Fujitsu claims to be the first to market with an eight-way server built around an array of Intel's Pentium II Xeon processors, but to reach this level of processing power customers must first purchase the M820i server in the four-way configuration, including the 400MHz Xeon processors, 152Kb cache and 256Mb ECC EDO memory, and the eight-way upgrade.
Fujitsu is using the 1.6Gbps Synfinity Interconnect Architecture, developed by Fujitsu System Technologies, to link commodity processors, memory and I/O components which it claims will deliver a flexible, resilient and cost effective eight-way system.
Mark Raphael, programme director with the Meta Group, said that proprietary components would scare off customers. "Most users are nervous about proprietary interconnect technology that could be history before it gets out the door.
People are waiting for Intel's Corollary interconnection technology, and, if you look at manufacturers such as Compaq, HP and IBM, the main players are sticking with the four-way for the time being. Fujitsu is looking for a technology advantage with this move but it doesn't understand that it's not power that will make it successful - it is how the technology is delivered," Raphael said.
There is little demand in the market for eight-way servers, Raphael continued.
"Fujitsu will have limited success with this server.
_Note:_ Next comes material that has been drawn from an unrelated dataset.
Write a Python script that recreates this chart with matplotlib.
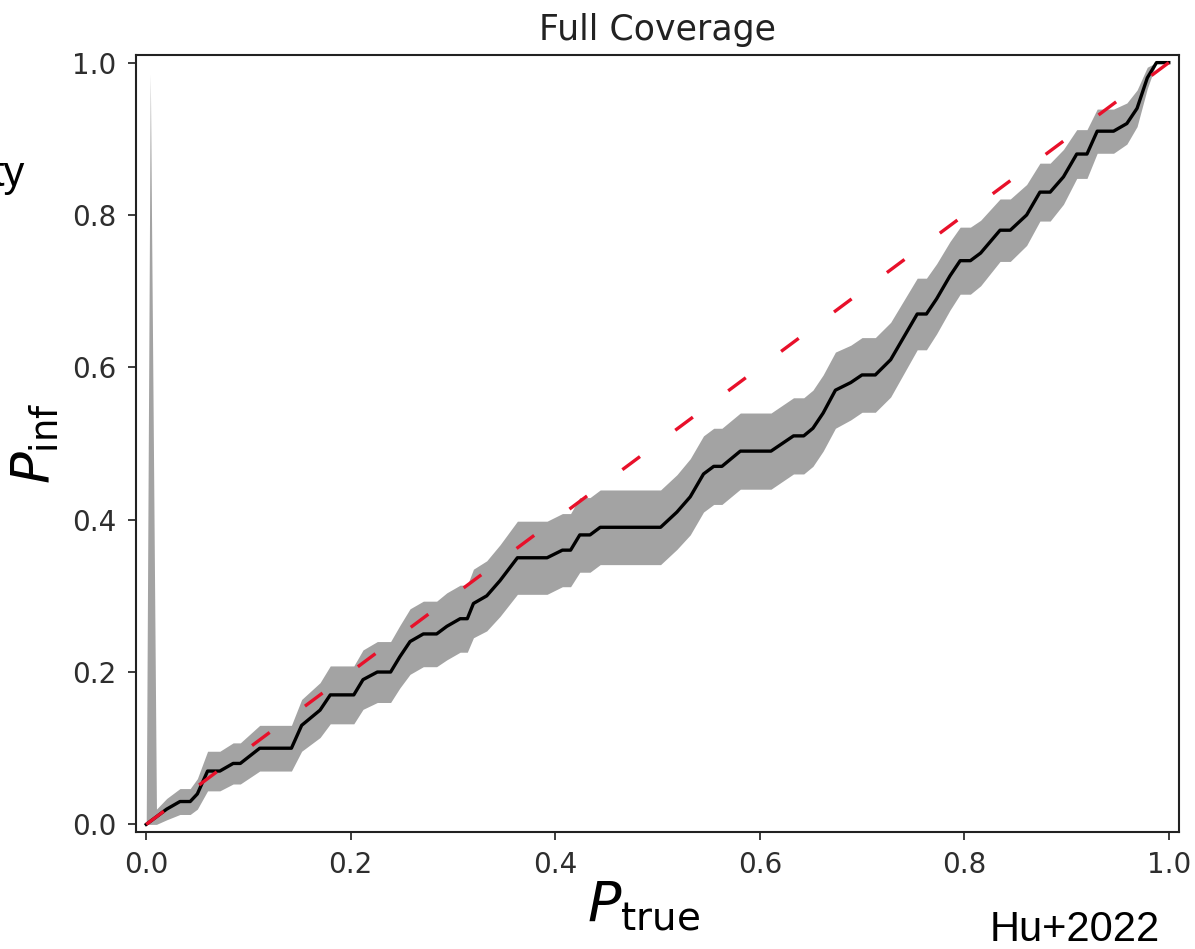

It's clear from end users that demand for an eight-way Xeon is restricted by other factors.
If NT 5.0 was here, then all well and good. If SQL was scalable, then fine and dandy - but these things are not here and four-way is the limit of implementations."
Paul Stow, vice president for server products with Fujitsu, said that users wanted new technology as early as possible and promised that the Synfinity architecture would deliver greater power when Intel's 64-bit Merced processor arrives. "We are developing this technology all the time and this is the first implementation of it."